• _What the exercise asks_
Go through the records underneath and count the lines that include the string "Output". Give nothing but the number.

• _Provided entries_

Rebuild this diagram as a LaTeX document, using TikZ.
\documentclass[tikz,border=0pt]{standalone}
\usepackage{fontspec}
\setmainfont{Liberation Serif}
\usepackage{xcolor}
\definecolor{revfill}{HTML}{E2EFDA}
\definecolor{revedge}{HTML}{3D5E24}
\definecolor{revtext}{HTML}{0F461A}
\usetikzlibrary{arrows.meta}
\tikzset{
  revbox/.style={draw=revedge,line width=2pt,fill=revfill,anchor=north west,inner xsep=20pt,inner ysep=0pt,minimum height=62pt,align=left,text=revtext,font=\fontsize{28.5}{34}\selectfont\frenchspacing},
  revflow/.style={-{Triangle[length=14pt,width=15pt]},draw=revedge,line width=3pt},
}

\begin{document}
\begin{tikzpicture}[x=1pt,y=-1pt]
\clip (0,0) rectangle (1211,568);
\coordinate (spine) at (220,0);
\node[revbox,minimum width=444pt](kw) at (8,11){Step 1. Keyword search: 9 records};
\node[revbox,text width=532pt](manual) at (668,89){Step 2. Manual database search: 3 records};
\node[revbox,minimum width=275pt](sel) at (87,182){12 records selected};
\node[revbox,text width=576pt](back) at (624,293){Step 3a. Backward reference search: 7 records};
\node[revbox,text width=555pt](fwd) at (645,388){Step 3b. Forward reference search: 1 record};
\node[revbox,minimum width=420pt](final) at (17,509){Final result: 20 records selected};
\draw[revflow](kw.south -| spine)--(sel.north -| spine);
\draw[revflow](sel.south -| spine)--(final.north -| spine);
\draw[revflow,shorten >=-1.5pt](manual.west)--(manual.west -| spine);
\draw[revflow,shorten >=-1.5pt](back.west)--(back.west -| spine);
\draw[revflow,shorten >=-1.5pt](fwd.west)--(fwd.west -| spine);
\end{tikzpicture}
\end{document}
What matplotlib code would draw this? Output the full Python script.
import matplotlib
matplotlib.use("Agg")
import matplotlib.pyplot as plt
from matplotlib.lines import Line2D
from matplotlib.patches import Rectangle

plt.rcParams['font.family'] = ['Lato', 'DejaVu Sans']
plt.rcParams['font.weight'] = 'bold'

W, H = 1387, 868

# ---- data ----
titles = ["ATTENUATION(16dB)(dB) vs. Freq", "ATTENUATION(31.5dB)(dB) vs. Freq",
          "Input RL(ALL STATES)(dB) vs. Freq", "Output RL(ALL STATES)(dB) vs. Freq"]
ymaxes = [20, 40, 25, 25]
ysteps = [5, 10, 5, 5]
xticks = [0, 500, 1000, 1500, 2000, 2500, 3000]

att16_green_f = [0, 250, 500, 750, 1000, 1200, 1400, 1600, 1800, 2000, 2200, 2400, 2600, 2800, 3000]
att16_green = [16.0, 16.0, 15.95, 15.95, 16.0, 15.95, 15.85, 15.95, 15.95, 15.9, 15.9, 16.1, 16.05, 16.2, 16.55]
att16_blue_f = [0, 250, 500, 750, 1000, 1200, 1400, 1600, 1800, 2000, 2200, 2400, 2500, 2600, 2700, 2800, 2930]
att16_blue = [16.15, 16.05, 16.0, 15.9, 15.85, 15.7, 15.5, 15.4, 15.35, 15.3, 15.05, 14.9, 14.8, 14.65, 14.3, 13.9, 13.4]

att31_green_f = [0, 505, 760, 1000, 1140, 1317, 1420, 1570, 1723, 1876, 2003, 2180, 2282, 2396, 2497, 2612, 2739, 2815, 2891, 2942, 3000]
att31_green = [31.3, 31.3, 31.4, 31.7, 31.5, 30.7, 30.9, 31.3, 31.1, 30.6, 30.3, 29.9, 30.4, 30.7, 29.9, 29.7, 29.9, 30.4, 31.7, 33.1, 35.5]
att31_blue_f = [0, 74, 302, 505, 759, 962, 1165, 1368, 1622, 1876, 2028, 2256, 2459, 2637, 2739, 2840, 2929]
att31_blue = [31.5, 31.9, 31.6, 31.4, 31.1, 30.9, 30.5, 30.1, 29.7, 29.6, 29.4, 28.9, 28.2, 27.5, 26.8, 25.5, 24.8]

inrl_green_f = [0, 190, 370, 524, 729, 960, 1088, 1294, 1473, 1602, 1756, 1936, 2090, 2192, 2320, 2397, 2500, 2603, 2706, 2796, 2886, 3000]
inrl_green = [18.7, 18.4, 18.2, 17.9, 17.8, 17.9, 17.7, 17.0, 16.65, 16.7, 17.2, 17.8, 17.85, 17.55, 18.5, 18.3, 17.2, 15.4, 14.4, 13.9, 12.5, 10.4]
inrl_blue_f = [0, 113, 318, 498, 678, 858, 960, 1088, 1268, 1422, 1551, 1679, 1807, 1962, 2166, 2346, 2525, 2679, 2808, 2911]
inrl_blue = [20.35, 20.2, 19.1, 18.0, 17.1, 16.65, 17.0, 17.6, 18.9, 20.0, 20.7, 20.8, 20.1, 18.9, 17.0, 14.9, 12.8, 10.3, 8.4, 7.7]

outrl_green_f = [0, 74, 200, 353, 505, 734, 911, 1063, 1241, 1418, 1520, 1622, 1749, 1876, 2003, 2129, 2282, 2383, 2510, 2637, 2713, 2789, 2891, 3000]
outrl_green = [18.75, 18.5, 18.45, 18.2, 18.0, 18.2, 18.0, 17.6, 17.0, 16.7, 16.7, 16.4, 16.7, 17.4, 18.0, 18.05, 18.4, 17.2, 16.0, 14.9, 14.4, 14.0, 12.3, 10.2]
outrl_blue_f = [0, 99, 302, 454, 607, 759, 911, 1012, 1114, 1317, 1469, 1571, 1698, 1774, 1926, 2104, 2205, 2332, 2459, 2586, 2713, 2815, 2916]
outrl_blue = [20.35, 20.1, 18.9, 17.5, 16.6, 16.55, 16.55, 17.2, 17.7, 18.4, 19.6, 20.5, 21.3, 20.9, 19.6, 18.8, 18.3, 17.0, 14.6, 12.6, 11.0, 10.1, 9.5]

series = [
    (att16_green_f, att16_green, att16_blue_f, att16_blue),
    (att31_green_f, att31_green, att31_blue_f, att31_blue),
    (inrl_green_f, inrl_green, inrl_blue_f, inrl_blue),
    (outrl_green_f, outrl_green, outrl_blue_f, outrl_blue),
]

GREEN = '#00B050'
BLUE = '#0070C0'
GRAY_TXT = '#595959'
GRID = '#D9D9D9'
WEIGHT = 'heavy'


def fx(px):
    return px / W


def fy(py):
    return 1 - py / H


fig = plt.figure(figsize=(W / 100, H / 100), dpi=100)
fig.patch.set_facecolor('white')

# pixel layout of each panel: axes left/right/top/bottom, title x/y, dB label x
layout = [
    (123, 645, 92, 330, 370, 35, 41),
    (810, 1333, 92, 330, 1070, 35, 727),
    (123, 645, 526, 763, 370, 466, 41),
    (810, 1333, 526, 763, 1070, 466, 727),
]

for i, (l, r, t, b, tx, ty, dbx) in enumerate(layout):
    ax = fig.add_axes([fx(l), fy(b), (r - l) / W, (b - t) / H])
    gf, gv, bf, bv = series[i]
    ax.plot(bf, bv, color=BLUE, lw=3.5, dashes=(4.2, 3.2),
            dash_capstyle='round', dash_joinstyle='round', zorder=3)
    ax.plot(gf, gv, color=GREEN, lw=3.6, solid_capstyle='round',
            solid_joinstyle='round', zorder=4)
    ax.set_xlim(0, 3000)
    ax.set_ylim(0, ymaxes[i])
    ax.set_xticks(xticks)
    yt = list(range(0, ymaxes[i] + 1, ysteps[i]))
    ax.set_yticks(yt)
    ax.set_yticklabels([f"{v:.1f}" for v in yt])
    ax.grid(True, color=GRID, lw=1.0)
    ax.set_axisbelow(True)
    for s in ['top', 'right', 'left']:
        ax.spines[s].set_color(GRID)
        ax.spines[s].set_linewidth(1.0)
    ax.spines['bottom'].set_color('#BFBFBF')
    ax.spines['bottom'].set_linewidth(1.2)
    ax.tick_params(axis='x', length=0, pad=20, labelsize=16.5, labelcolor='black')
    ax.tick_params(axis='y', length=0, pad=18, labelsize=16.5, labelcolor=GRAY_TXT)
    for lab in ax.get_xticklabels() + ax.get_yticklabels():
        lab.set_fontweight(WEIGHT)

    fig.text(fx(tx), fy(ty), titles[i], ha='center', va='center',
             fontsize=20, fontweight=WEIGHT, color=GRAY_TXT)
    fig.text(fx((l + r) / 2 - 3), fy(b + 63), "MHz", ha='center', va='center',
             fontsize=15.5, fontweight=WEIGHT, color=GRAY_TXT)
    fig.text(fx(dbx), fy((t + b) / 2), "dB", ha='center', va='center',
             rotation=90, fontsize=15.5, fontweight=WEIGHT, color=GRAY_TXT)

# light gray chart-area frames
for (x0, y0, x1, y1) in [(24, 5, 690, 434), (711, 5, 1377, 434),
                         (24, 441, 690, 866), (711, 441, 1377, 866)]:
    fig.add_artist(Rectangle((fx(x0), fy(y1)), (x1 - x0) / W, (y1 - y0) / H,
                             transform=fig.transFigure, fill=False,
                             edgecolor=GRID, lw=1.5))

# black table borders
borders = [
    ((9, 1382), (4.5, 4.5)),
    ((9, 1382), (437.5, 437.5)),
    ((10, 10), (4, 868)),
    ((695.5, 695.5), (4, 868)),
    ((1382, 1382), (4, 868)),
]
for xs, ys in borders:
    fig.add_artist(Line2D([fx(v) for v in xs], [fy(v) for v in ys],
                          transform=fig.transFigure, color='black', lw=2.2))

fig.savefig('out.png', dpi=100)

* * *

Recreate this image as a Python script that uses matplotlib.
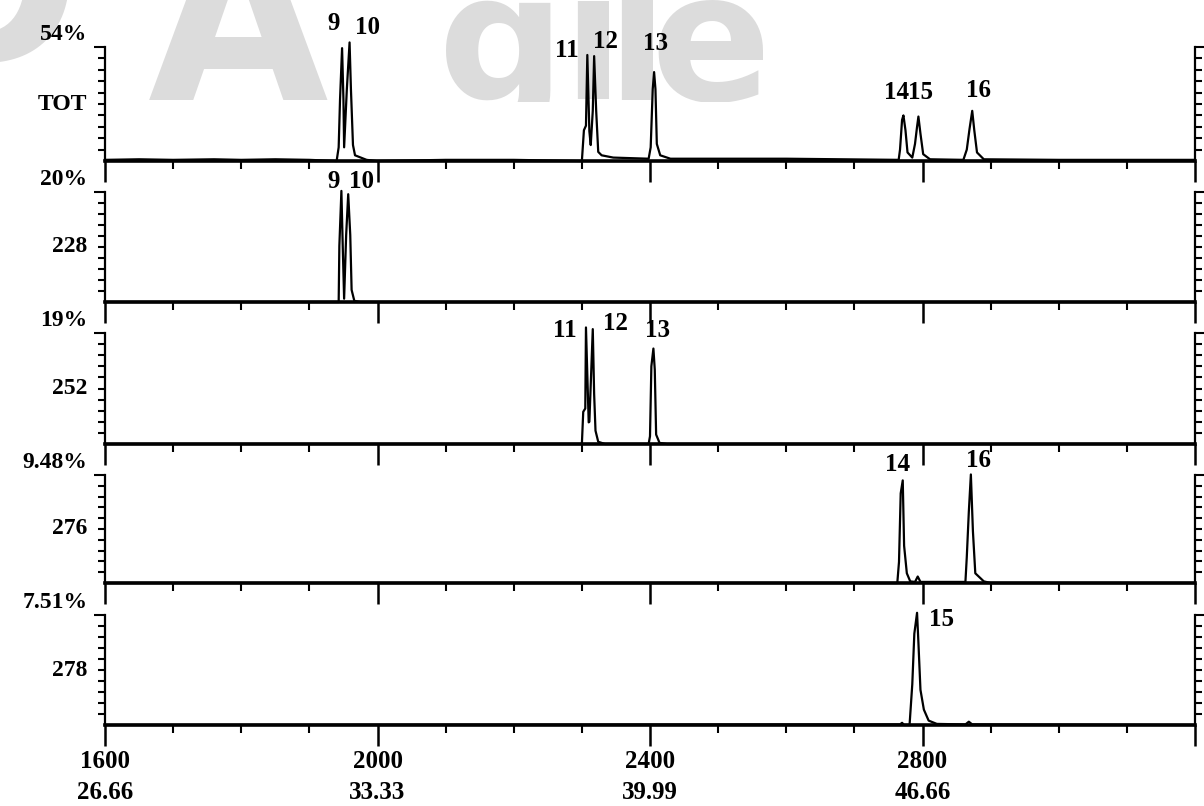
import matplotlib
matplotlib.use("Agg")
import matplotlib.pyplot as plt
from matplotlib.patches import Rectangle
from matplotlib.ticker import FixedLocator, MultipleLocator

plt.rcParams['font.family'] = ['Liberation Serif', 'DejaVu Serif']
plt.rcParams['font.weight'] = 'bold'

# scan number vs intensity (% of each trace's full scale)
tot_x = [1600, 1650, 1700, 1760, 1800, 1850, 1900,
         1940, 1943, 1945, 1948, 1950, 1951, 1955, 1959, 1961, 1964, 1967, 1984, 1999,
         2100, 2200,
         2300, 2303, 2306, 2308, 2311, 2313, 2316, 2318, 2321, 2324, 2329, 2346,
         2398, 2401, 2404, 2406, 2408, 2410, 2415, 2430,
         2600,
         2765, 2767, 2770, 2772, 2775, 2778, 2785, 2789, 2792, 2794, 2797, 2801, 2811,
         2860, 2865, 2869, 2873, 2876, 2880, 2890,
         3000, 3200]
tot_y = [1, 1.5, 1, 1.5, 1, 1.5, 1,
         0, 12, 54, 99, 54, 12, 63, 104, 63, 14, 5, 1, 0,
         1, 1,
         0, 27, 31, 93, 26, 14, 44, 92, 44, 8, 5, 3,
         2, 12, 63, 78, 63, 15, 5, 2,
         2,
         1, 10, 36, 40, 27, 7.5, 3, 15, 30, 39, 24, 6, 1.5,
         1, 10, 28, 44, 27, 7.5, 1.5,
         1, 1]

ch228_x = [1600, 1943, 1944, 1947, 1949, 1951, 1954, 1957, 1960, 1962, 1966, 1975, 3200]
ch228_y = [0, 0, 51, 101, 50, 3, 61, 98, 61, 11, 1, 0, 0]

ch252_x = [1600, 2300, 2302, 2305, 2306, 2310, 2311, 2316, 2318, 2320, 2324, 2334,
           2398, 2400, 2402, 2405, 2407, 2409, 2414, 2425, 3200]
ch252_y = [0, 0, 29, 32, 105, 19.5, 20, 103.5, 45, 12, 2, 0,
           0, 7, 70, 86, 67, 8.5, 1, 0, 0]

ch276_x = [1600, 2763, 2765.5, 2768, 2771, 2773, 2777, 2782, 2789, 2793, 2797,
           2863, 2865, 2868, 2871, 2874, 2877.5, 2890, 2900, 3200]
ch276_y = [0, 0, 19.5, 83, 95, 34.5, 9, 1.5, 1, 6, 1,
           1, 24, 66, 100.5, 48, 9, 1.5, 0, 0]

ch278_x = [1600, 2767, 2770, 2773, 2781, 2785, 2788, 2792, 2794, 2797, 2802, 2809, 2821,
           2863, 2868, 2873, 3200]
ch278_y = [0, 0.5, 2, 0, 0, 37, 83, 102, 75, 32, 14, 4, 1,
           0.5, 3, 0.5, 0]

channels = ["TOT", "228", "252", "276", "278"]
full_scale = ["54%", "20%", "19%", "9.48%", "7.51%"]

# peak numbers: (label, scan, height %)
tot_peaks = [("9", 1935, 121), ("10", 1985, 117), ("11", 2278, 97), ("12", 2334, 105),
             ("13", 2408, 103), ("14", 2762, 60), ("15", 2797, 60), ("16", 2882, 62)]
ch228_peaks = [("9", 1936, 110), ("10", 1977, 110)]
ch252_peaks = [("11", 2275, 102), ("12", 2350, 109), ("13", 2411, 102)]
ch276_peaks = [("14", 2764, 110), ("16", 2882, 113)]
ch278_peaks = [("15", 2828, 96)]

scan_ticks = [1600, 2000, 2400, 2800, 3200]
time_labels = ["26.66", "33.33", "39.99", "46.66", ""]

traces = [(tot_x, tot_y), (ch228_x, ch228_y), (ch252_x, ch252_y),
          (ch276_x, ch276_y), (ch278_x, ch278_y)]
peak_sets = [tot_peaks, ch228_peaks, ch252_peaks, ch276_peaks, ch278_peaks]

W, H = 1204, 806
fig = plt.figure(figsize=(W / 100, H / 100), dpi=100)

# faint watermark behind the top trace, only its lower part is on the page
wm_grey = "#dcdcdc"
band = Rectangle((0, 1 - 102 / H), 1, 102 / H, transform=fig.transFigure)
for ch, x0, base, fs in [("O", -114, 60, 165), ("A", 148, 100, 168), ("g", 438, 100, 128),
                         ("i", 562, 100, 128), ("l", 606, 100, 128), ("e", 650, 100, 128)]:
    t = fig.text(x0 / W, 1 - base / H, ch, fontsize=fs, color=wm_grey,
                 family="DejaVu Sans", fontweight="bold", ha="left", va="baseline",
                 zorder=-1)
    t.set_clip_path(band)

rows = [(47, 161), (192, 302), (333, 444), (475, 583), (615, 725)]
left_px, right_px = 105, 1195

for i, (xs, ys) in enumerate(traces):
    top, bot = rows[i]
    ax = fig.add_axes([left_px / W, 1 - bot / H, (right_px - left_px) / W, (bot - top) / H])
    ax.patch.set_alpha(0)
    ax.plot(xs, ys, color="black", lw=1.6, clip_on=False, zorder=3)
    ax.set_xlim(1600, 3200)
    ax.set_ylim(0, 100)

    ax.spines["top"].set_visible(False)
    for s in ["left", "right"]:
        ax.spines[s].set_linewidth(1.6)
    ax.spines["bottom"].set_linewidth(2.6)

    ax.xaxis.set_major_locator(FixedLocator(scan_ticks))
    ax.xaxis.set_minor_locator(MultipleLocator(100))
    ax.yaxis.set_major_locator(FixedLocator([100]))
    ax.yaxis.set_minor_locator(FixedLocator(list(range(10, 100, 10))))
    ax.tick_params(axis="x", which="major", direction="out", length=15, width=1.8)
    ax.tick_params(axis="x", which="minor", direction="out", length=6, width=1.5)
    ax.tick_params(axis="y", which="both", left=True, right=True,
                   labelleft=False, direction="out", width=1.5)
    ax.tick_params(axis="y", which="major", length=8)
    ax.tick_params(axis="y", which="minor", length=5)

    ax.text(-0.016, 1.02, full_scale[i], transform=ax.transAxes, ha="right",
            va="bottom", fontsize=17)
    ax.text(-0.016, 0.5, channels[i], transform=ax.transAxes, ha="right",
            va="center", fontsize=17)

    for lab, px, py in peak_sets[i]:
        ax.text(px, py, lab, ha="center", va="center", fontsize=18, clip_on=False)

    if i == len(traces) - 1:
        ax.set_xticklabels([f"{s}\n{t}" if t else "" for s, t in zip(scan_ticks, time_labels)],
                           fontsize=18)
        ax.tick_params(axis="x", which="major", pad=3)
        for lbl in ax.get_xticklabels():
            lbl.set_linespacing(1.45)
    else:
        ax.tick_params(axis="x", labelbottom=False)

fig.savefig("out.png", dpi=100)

• _Correct response_
2